REQUIREMENTS: State the number of lines that contain "document", with no other text.

PROVIDED DATA:
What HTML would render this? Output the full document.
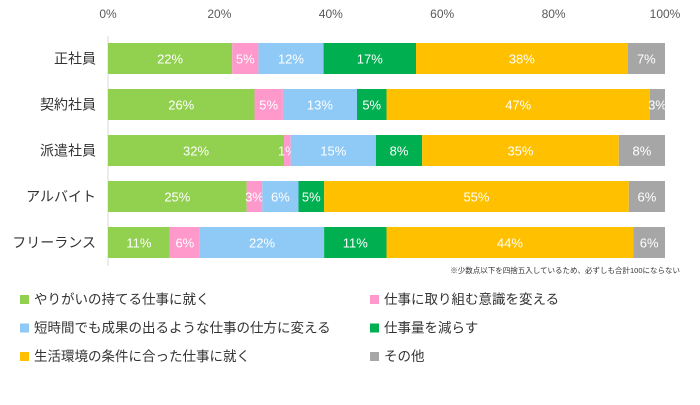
<!DOCTYPE html>
<html><head><meta charset="utf-8"><style>
body{margin:0;background:#fff;}
svg text{font-family:"Liberation Sans","Noto Sans CJK JP",sans-serif;}
</style></head><body>
<svg id="chart" width="700" height="400" xmlns="http://www.w3.org/2000/svg">
<g id="axis"></g>
<g id="bars"></g>
<g id="cats"></g>
<text x="680" y="273" font-size="7.5" fill="#333" text-anchor="end">※少数点以下を四捨五入しているため、必ずしも合計100にならない</text>
<g id="legend"></g>
</svg>
<script>
const categories=["正社員","契約社員","派遣社員","アルバイト","フリーランス"];
const seriesNames=["やりがいの持てる仕事に就く","仕事に取り組む意識を変える","短時間でも成果の出るような仕事の仕方に変える","仕事量を減らす","生活環境の条件に合った仕事に就く","その他"];
const s1=[22.3,26.3,31.6,24.9,11.1];
const s2=[4.7,5.1,1.2,2.8,5.4];
const s3=[11.7,13.3,15.3,6.5,22.3];
const s4=[16.6,5.3,8.3,4.6,11.2];
const s5=[38.0,47.3,35.3,54.7,44.3];
const s6=[6.7,2.7,8.3,6.5,5.7];
const l1=["22%","26%","32%","25%","11%"];
const l2=["5%","5%","1%","3%","6%"];
const l3=["12%","13%","15%","6%","22%"];
const l4=["17%","5%","8%","5%","11%"];
const l5=["38%","47%","35%","55%","44%"];
const l6=["7%","3%","8%","6%","6%"];
const ticks=[0,20,40,60,80,100];
const colors=["#92d050","#ff99cc","#8fcaf7","#00b050","#ffc000","#a6a6a6"];
const NS="http://www.w3.org/2000/svg";
const X0=108,X1=665,Y0=43,STEP=46,BH=31;
const xs=v=>X0+(X1-X0)*v/100;
const yc=i=>Y0+STEP*i;
function mk(t,a){const e=document.createElementNS(NS,t);for(const k in a)e.setAttribute(k,a[k]);return e;}
const axis=document.getElementById('axis');
ticks.forEach(t=>{const e=mk('text',{x:xs(t),y:18,'font-size':12,fill:'#595959','text-anchor':'middle'});e.textContent=t+'%';


axis.appendChild(e);});
const ax=mk('line',{x1:X0,x2:X0,y1:36,y2:266,stroke:'#d9d9d9','stroke-width':1});


axis.appendChild(ax);
const series=[s1,s2,s3,s4,s5,s6],labels=[l1,l2,l3,l4,l5,l6];
const bars=document.getElementById('bars'),cats=document.getElementById('cats');
categories.forEach((c,i)=>{
 let acc=0;const y=yc(i);
 series.forEach((s,j)=>{
  const v=s[i];const x=xs(acc),w=xs(acc+v)-x;
  const r=mk('rect',{x:x,y:y,width:w,height:BH,fill:colors[j]});
  
  
  bars.appendChild(r);
  const t=mk('text',{x:x+w/2,y:y+BH/2+5,'font-size':13,fill:'#fff','text-anchor':'middle'});
  t.textContent=labels[j][i];
  
  
  bars.appendChild(t);
  acc+=v;
 });
 const ct=mk('text',{x:96,y:y+BH/2+5,'font-size':14,fill:'#333','text-anchor':'end'});
 ct.textContent=c;
 
 
 cats.appendChild(ct);
});
const leg=document.getElementById('legend');
seriesNames.forEach((n,j)=>{
 const col=j%2,row=Math.floor(j/2);
 const x=col?370:20,y=300+row*28.5;
 const g=mk('g',{});
 
 
 g.appendChild(mk('rect',{x:x,y:y-5,width:9,height:9,fill:colors[j]}));
 const t=mk('text',{x:x+14,y:y+4,'font-size':13.5,fill:'#333'});t.textContent=n;g.appendChild(t);
 leg.appendChild(g);
});
</script>
</body></html>
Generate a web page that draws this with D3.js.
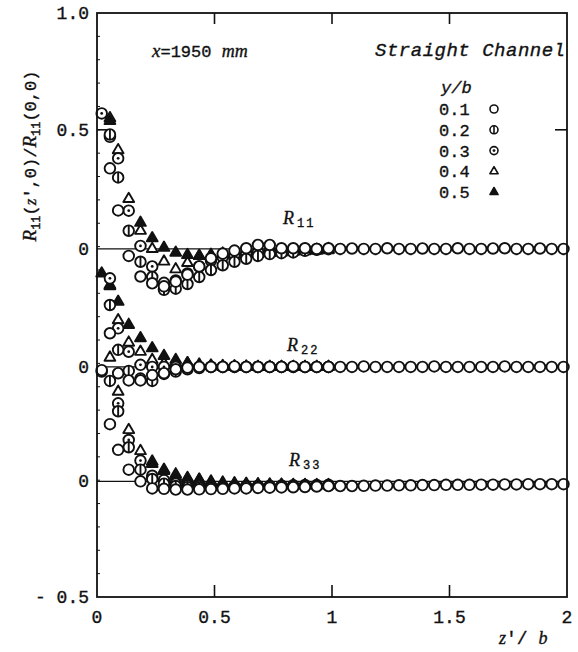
<!DOCTYPE html>
<html>
<head>
<meta charset="utf-8">
<script src="https://cdn.jsdelivr.net/npm/d3@7"></script>
<style>
  body { margin: 0; background: #fff; }
  text { fill: #111; stroke: #111; stroke-width: 0.35px; }
</style>
</head>
<body>
<svg id="chart" width="578" height="652"></svg>
<script>
// separation z'/b shared by every series
const zVals = [0.02, 0.055, 0.09, 0.135, 0.185, 0.235, 0.285, 0.335, 0.385, 0.435,
  0.485, 0.535, 0.585, 0.635, 0.685, 0.735, 0.785, 0.835, 0.885, 0.935,
  0.985, 1.035, 1.085, 1.135, 1.185, 1.235, 1.285, 1.335, 1.385, 1.435,
  1.485, 1.535, 1.585, 1.635, 1.685, 1.735, 1.785, 1.835, 1.885, 1.935, 1.985];

const seriesKeys = ["0.1", "0.2", "0.3", "0.4", "0.5"];
const panelNames = ["11", "22", "33"];

// R11
const r11_01 = [null, 0.345, 0.165, -0.03, -0.118, -0.147, -0.16, -0.14, -0.11, -0.075,
  -0.04, -0.02, -0.007, 0.003, 0.017, 0.017, 0.003, 0.003, 0.003, 0.0,
  0.003, 0.0, 0.002, 0.0, 0.0, 0.003, 0.0, 0.0, 0.002, 0.0,
  0.0, 0.003, 0.0, 0.0, 0.002, 0.003, 0.0, 0.0, 0.002, 0.0, 0.0];
const r11_02 = [null, 0.49, 0.306, 0.078, -0.055, -0.12, -0.175, -0.17, -0.15, -0.12,
  -0.09, -0.07, -0.055, -0.042, -0.03, -0.022, -0.018, -0.015, -0.008, -0.004, 0.0];
const r11_03 = [0.58, 0.48, 0.388, 0.164, 0.013, -0.075, -0.145, -0.135, -0.105, -0.075,
  -0.05, -0.035, -0.025, -0.018, -0.012, -0.008, -0.004, 0.0, 0.0, 0.0, 0.0];
const r11_04 = [null, 0.56, 0.423, 0.214, 0.078, 0.0, -0.054, -0.087, -0.06, -0.03,
  -0.025, -0.02, -0.016, -0.014, -0.012, -0.01, -0.008, -0.006, -0.005, -0.003, 0.0];
const r11_05 = [null, 0.548, null, null, 0.112, 0.046, 0.005, -0.016, -0.026, -0.03,
  -0.03, -0.028, -0.025, -0.022, -0.02, -0.018, -0.015, -0.012, -0.01, -0.008, -0.005];

// R22
const r22_01 = [null, 0.144, -0.027, -0.058, -0.058, -0.035, -0.027, -0.01, -0.003, 0.0,
  0.0, 0.0, 0.002, 0.0, 0.0, 0.0, 0.0, 0.002, 0.0, 0.0,
  0.0, 0.0, 0.0, 0.002, 0.0, 0.0, 0.0, 0.0, 0.0, 0.002,
  0.0, 0.0, 0.0, 0.0, 0.0, 0.002, 0.0, 0.0, 0.0, 0.0, 0.0];
const r22_02 = [null, 0.265, 0.073, -0.017, -0.05, -0.06, -0.03, -0.02, -0.01, -0.005,
  0.0, 0.0, 0.0, 0.0, 0.0, 0.0, 0.0, 0.0, 0.0, 0.0, 0.0];
const r22_03 = [null, 0.379, 0.165, 0.065, 0.009, 0.0, 0.0, 0.0, 0.0, 0.0,
  0.0, 0.0, 0.0, 0.0, 0.0, 0.0, 0.0, 0.0, 0.0, 0.0, 0.0];
const r22_04 = [null, 0.346, 0.2, 0.104, 0.065, 0.03, 0.015, 0.01, 0.016, 0.005,
  0.003, 0.0, 0.0, 0.0, 0.0, 0.0, 0.0, 0.0, 0.0, 0.0, 0.0];
const r22_05 = [0.4, 0.35, 0.279, 0.18, 0.123, 0.08, 0.047, 0.03, 0.016, 0.01,
  0.006, 0.004, 0.003, 0.002, 0.0, 0.0, 0.0, 0.0, 0.0, 0.0, 0.0];

// R33
const r33_01 = [0.476, 0.245, 0.135, 0.05, 0.0, -0.03, -0.032, -0.035, -0.035, -0.034,
  -0.033, -0.032, -0.03, -0.03, -0.028, -0.027, -0.026, -0.025, -0.024, -0.022,
  -0.02, -0.02, -0.02, -0.019, -0.018, -0.018, -0.017, -0.017, -0.016, -0.016,
  -0.015, -0.015, -0.015, -0.014, -0.014, -0.013, -0.013, -0.012, -0.012, -0.012, -0.012];
const r33_02 = [0.47, 0.43, 0.3, 0.146, 0.05, 0.01, -0.01, -0.02, -0.025, -0.027,
  -0.027, -0.026, -0.025, -0.024, -0.023, -0.022, -0.021, -0.02, -0.02, -0.019, -0.018];
const r33_03 = [null, null, 0.334, 0.177, 0.089, 0.024, 0.005, -0.01, -0.018, -0.02,
  -0.022, -0.022, -0.021, -0.02, -0.02, -0.019, -0.018, -0.017, -0.016, -0.016, -0.015];
const r33_04 = [null, 0.53, 0.384, 0.22, 0.13, 0.085, 0.05, 0.03, 0.015, 0.008,
  -0.005, -0.01, -0.012, -0.014, -0.015, -0.016, -0.016, -0.017, -0.017, -0.017, -0.017];
const r33_05 = [null, null, null, null, null, 0.075, 0.045, 0.02, 0.01, 0.005,
  0.0, -0.005, -0.008, -0.01, -0.012, -0.013, -0.014, -0.015, -0.015, -0.016, -0.016];

const panelData = [
  [r11_01, r11_02, r11_03, r11_04, r11_05],
  [r22_01, r22_02, r22_03, r22_04, r22_05],
  [r33_01, r33_02, r33_03, r33_04, r33_05]
];

const xTicks = [0, 0.5, 1, 1.5, 2];
const xTickLabels = ["0", "0.5", "1", "1.5", "2"];

// layout
const plotL = 97, plotR = 567, plotT = 13, plotB = 597;
const panelOffset = [-0.01, -0.515, -1.005];
const markerTypes = ["circle", "cross", "dot", "tri", "ftri"];
const drawOrder = [3, 4, 2, 1, 0];
const mono = "'Liberation Mono', 'DejaVu Sans Mono', monospace";
const serif = "'Liberation Serif', 'DejaVu Serif', serif";

const svg = d3.select("#chart");
const x = d3.scaleLinear().domain([0, 2]).range([plotL, plotR]);
const y = d3.scaleLinear().domain([-1.5, 1.0]).range([plotB, plotT]);

const yTickVals = [1.0, 0.5, panelOffset[0], panelOffset[1], panelOffset[2], -1.5];
const yTickLabels = ["1.0", "0.5", "0", "0", "0", "- 0.5"];

function marker(g, type, cx, cy, r, sw) {
  if (type === "tri" || type === "ftri") {
    g.append("path")
      .attr("d", d3.symbol().type(d3.symbolTriangle).size(r * r * 1.8)())
      .attr("transform", `translate(${cx},${cy})`)
      .attr("fill", type === "ftri" ? "#111" : "#fff")
      .attr("stroke", "#111")
      .attr("stroke-width", sw)
      .attr("stroke-linejoin", "round");
    return;
  }
  g.append("circle")
    .attr("cx", cx).attr("cy", cy).attr("r", r)
    .attr("fill", "#fff").attr("stroke", "#111").attr("stroke-width", sw);
  if (type === "cross") {
    g.append("line")
      .attr("x1", cx).attr("x2", cx)
      .attr("y1", cy - r).attr("y2", cy + r)
      .attr("stroke", "#111").attr("stroke-width", sw);
  }
  if (type === "dot") {
    g.append("circle")
      .attr("cx", cx).attr("cy", cy).attr("r", 1.4)
      .attr("fill", "#111");
  }
}

// zero lines of the three panels
svg.append("g")
  .selectAll("line")
  .data(panelOffset)
  .join("line")
  .attr("x1", plotL).attr("x2", plotR)
  .attr("y1", d => y(d)).attr("y2", d => y(d))
  .attr("stroke", "#111").attr("stroke-width", 1.3);

// points
const pts = svg.append("g");
panelData.forEach((series, p) => {
  drawOrder.forEach(s => {
    series[s].forEach((v, i) => {
      if (v === null) return;
      marker(pts, markerTypes[s], x(zVals[i]), y(panelOffset[p] + v), 5.3, 1.9);
    });
  });
});

// frame
svg.append("rect")
  .attr("x", plotL).attr("y", plotT)
  .attr("width", plotR - plotL).attr("height", plotB - plotT)
  .attr("fill", "none").attr("stroke", "#111").attr("stroke-width", 1.8);

// x ticks, top and bottom, pointing inward
const tk = svg.append("g").attr("stroke", "#111").attr("stroke-width", 1.6);
xTicks.slice(1, -1).forEach(t => {
  tk.append("line").attr("x1", x(t)).attr("x2", x(t)).attr("y1", plotB).attr("y2", plotB - 12);
  tk.append("line").attr("x1", x(t)).attr("x2", x(t)).attr("y1", plotT).attr("y2", plotT + 11);
});
// y ticks at 0.5
tk.append("line").attr("x1", plotL).attr("x2", plotL + 10).attr("y1", y(0.5)).attr("y2", y(0.5));
tk.append("line").attr("x1", plotR).attr("x2", plotR - 12).attr("y1", y(0.5)).attr("y2", y(0.5));
// small inward ticks every 0.1
d3.range(-14, 10).forEach(k => {
  const v = k / 10;
  tk.append("line").attr("x1", plotL).attr("x2", plotL + 3)
    .attr("y1", y(v)).attr("y2", y(v)).attr("stroke-width", 1);
});

// tick labels
svg.append("g")
  .selectAll("text")
  .data(xTicks)
  .join("text")
  .attr("x", d => x(d)).attr("y", 623)
  .attr("text-anchor", "middle")
  .attr("font-family", mono).attr("font-size", 18)
  .text((d, i) => xTickLabels[i]);

svg.append("g")
  .selectAll("text")
  .data(yTickVals)
  .join("text")
  .attr("x", 89).attr("y", d => y(d) + 6)
  .attr("text-anchor", "end")
  .attr("font-family", mono).attr("font-size", 18)
  .text((d, i) => yTickLabels[i]);

// axis titles
const xt = svg.append("text")
  .attr("x", 499).attr("y", 644)
  .attr("font-family", mono).attr("font-size", 18);
xt.append("tspan").attr("font-family", serif).attr("font-style", "italic").text("z");
xt.append("tspan").text("'/ ");
xt.append("tspan").attr("font-family", serif).attr("font-style", "italic").text("b");

const yt = svg.append("text")
  .attr("transform", "translate(36,156) rotate(-90)")
  .attr("text-anchor", "middle")
  .attr("font-family", mono).attr("font-size", 17);
yt.append("tspan").attr("font-family", serif).attr("font-style", "italic").attr("font-size", 19).text("R");
yt.append("tspan").attr("font-size", 12).attr("dy", 4).text("11");
yt.append("tspan").attr("dy", -4).text("(");
yt.append("tspan").attr("font-family", serif).attr("font-style", "italic").text("z");
yt.append("tspan").text("',0)/");
yt.append("tspan").attr("font-family", serif).attr("font-style", "italic").attr("font-size", 19).text("R");
yt.append("tspan").attr("font-size", 12).attr("dy", 4).text("11");
yt.append("tspan").attr("dy", -4).text("(0,0)");

// panel labels
const labelPos = [[283, 224], [287, 351], [289, 466]];
panelNames.forEach((n, i) => {
  const t = svg.append("text")
    .attr("x", labelPos[i][0]).attr("y", labelPos[i][1])
    .attr("font-family", serif).attr("font-size", 18);
  t.append("tspan").attr("font-style", "italic").text("R");
  t.append("tspan").attr("font-family", mono).attr("font-size", 12)
    .attr("dx", 3).attr("dy", 3).attr("letter-spacing", 2).text(n);
});

// annotations
const ann = svg.append("text")
  .attr("x", 152).attr("y", 57)
  .attr("font-family", mono).attr("font-size", 17);
ann.append("tspan").attr("font-family", serif).attr("font-style", "italic").attr("font-size", 19).text("x");
ann.append("tspan").text("=1950 ");
ann.append("tspan").attr("font-family", serif).attr("font-style", "italic").attr("font-size", 18).text("mm");

svg.append("text")
  .attr("x", 375).attr("y", 56)
  .attr("font-family", mono).attr("font-style", "italic").attr("font-size", 19)
  .attr("textLength", 190).attr("lengthAdjust", "spacing")
  .text("Straight Channel");

// legend
const lg = svg.append("g");
lg.append("text")
  .attr("x", 441).attr("y", 93)
  .attr("font-family", mono).attr("font-style", "italic").attr("font-size", 17)
  .text("y/b");
seriesKeys.forEach((k, i) => {
  const ly = 109 + i * 20.8;
  lg.append("text")
    .attr("x", 439).attr("y", ly + 6)
    .attr("font-family", mono).attr("font-size", 17)
    .text(k);
  marker(lg, markerTypes[i], 494, ly, 4, 1.6);
});
</script>
</body>
</html>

OUTPUT FOR THIS EXERCISE: 5